I was recently asked my definition of smart beta. My definition of smart beta includes every strategy that does not reflect market capitalization weights. Taken to it extreme you could say holding anything other than the global market portfolio is some form of active investing. That fact is that almost no one holds this portfolio, so we are all in a sense active investors. Which is okay.

It used to be the case that active portfolio management was the default investment style. Over time, and with the help of academic finance, we have come to realize that there are other factors at work. The most obvious of which is the market factor or beta. It is this insight that underlies the rise in index investing. A trend which by all accounts is still in place.

Source: Blackrock

A recent article by Robin Wigglesworth in the FT talks about how factor investing is disrupting the hedge fund industry. Wigglesworth writes:

“Think of factors as the basic ingredients of a solid meal. By deconstructing and finding the healthiest components, fans say they can be reassembled into a better-balanced, tastier diet. In other words, a more diversified, robust and cheaper investment portfolio than one built with traditional, blunt asset classes like stocks and bonds.”

While true, factors really are just working hypotheses on how the market actually works. In short, there’s nothing to say that these factors are in any real sense true or right. Future data can, and will, show other factors to be more powerful or explanatory.

This can be true because these factors get subsumed by some other measure. Or market participants adjust to the factor and remove whatever profitable explanatory power it once had. The challenge for investors is recognizing which of these two cases hold. In either event a factor that once held sway, no longer does. At the current time, think about the demise of price-to-book as a indicator of value.

If you think about this shouldn’t be all that surprising. Very little in the world stays static over time. Why should we think that statistical artifacts, like factors, should remain stable? As David Harding at Winton said in regard to his firm’s de-emphasizing its trend following program said:

“There are no laws of finance. Many people in finance seem to be trying to treat it as a physical science. This is a mistaken approach. Their philosophy is wrong.”

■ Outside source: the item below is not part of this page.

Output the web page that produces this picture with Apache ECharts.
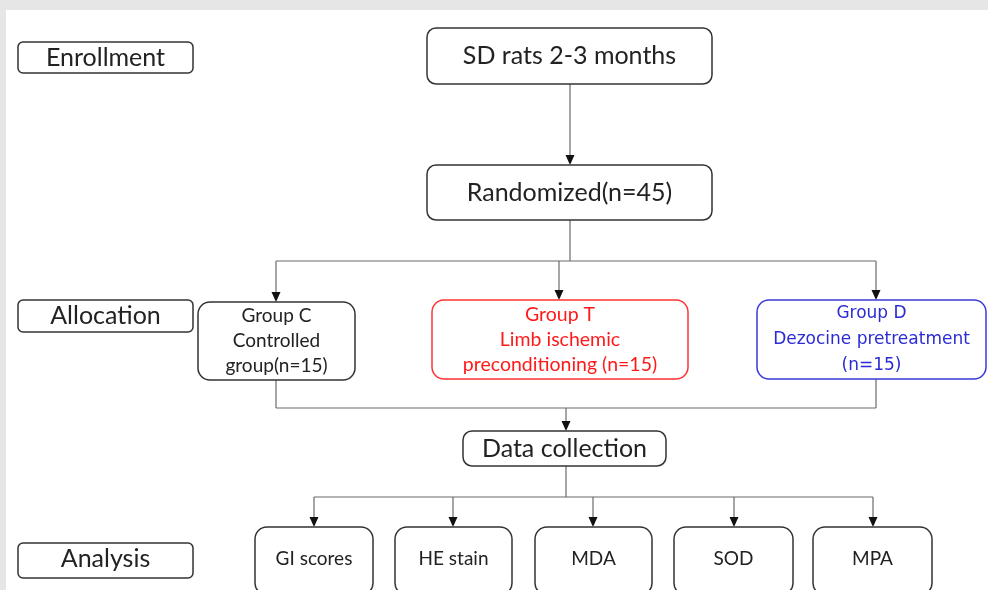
<!DOCTYPE html>
<html><head><meta charset="utf-8">
<script src="https://cdn.jsdelivr.net/npm/echarts@6/dist/echarts.min.js"></script>
<style>html,body{margin:0;padding:0;background:#e6e6e6}#c{width:988px;height:590px}</style>
</head><body><div id="c"></div>
<script>
// ---- content ----
const stageLabels = ['Enrollment', 'Allocation', 'Analysis'];
const flowLabels = ['SD rats 2-3 months', 'Randomized(n=45)', 'Data collection'];
const groupLabels = [
  'Group C\nControlled\ngroup(n=15)',
  'Group T\nLimb ischemic\npreconditioning (n=15)',
  'Group D\nDezocine pretreatment\n(n=15)'
];
const outcomeLabels = ['GI scores', 'HE stain', 'MDA', 'SOD', 'MPA'];

// ---- layout (diagram units on hidden value axes: 0..988 x 0..590) ----
const stageLayout = [[18, 42, 193, 73], [18, 300, 193, 332], [18, 543, 193, 578]];
const flowLayout = [[427, 28, 712, 84], [427, 165, 712, 220], [463, 431, 666, 466]];
const groupLayout = [[198, 302, 355, 380], [432, 300, 688, 379], [757, 300, 986, 379]];
const outcomeLayout = [[255, 527, 373, 595], [395, 527, 512, 595], [535, 527, 652, 595], [674, 527, 793, 595], [813, 527, 932, 595]];
// connectors: [x1,y1,x2,y2,arrowhead]
const links = [
  [570, 84, 570, 165, 1],
  [570, 220, 570, 261, 0],
  [276, 261, 876, 261, 0],
  [276, 261, 276, 302, 1],
  [559, 261, 559, 300, 1],
  [876, 261, 876, 300, 1],
  [276, 380, 276, 408, 0],
  [876, 379, 876, 408, 0],
  [276, 408, 876, 408, 0],
  [566, 408, 566, 431, 1],
  [566, 466, 566, 497, 0],
  [314, 497, 873, 497, 0],
  [314, 497, 314, 527, 1],
  [453, 497, 453, 527, 1],
  [593, 497, 593, 527, 1],
  [734, 497, 734, 527, 1],
  [873, 497, 873, 527, 1]
];

// ---- styles ----
const styles = {
  stage: {font: '25px Lato', color: '#222', stroke: '#333', r: 5, lh: 26},
  flow: {font: '25px Lato', color: '#222', stroke: '#333', r: 9, lh: 26},
  group: [
    {font: '19px Lato', color: '#222', stroke: '#333', r: 12, lh: 25},
    {font: '19.5px Lato', color: '#ff1a1a', stroke: '#ff3333', r: 12, lh: 25},
    {font: '17px "DejaVu Sans"', color: '#2b2bd6', stroke: '#3a3ad8', r: 12, lh: 26}
  ],
  outcome: {font: '19px Lato', color: '#222', stroke: '#333', r: 12, lh: 22}
};

const boxes = [];
stageLabels.forEach((t, i) => boxes.push({text: t, lay: stageLayout[i], st: styles.stage}));
flowLabels.forEach((t, i) => boxes.push({text: t, lay: flowLayout[i], st: styles.flow}));
groupLabels.forEach((t, i) => boxes.push({text: t, lay: groupLayout[i], st: styles.group[i]}));
outcomeLabels.forEach((t, i) => boxes.push({text: t, lay: outcomeLayout[i], st: styles.outcome}));

function renderBox(params, api) {
  const b = boxes[params.dataIndex];
  const p0 = api.coord([api.value(0), api.value(1)]);
  const p1 = api.coord([api.value(2), api.value(3)]);
  const x = Math.min(p0[0], p1[0]), y = Math.min(p0[1], p1[1]);
  const w = Math.abs(p1[0] - p0[0]), h = Math.abs(p1[1] - p0[1]);
  return {
    type: 'group',
    children: [
      {type: 'rect', shape: {x: x, y: y, width: w, height: h, r: b.st.r},
       style: {fill: '#fff', stroke: b.st.stroke, lineWidth: 1.5}},
      {type: 'text', x: x + w / 2, y: Math.min(y + h / 2, 559),
       style: {text: b.text, font: b.st.font, fill: b.st.color, align: 'center',
               verticalAlign: 'middle', lineHeight: b.st.lh}}
    ]
  };
}

function renderLink(params, api) {
  const a = api.coord([api.value(0), api.value(1)]);
  const c = api.coord([api.value(2), api.value(3)]);
  const arrow = api.value(4);
  const children = [];
  let end = c.slice();
  if (arrow) end = [c[0], c[1] - 8];
  children.push({type: 'line', shape: {x1: a[0], y1: a[1], x2: end[0], y2: end[1]},
                 style: {stroke: '#6a6a6a', lineWidth: 1.2}});
  if (arrow) {
    children.push({type: 'polygon', shape: {points: [[c[0] - 4.5, c[1] - 10], [c[0] + 4.5, c[1] - 10], [c[0], c[1]]]},
                   style: {fill: '#111'}});
  }
  return {type: 'group', children: children};
}

const chart = echarts.init(document.getElementById('c'), null, {renderer: 'canvas'});
chart.setOption({
  backgroundColor: '#e6e6e6',
  animation: false,
  graphic: [{type: 'rect', left: 6, top: 10, shape: {width: 982, height: 580}, style: {fill: '#fff'}, z: -10}],
  grid: {left: 0, right: 0, top: 0, bottom: 0},
  xAxis: {type: 'value', min: 0, max: 988, show: false},
  yAxis: {type: 'value', min: 0, max: 590, inverse: true, show: false},
  series: [
    {type: 'custom', renderItem: renderLink, data: links, z: 1, clip: false},
    {type: 'custom', renderItem: renderBox, data: boxes.map(b => b.lay), z: 2, clip: true}
  ]
});
</script></body></html>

Much of the growth in the ETF industry of late has been built on smart beta or factor ETFs. Let’s leave aside the issue that many factor ETFs are a long-only version of what in the academic data is a long-short strategy. The history of these products has been one of repeated disappointment. Firm’s are now willing and able to launch a new index ETF based upon a favorable backtest. These backtests are at-risk of being overfit. Ergo, disappointment. Leaving these criticisms aside, why should we expect these ETFs to perform well in the future?

As investors it is like we are trying to wend our way through a darkened room without banging into something. We all know the future will look different than the past, the challenge is knowing in which ways it will differ. Quantitative or factor investing is at its heart a bet that the future will resemble the past. Historically that condition holds, for some indeterminate amount of time. The challenge for all investors is knowing when the past has lost its power to tell us anything about the future.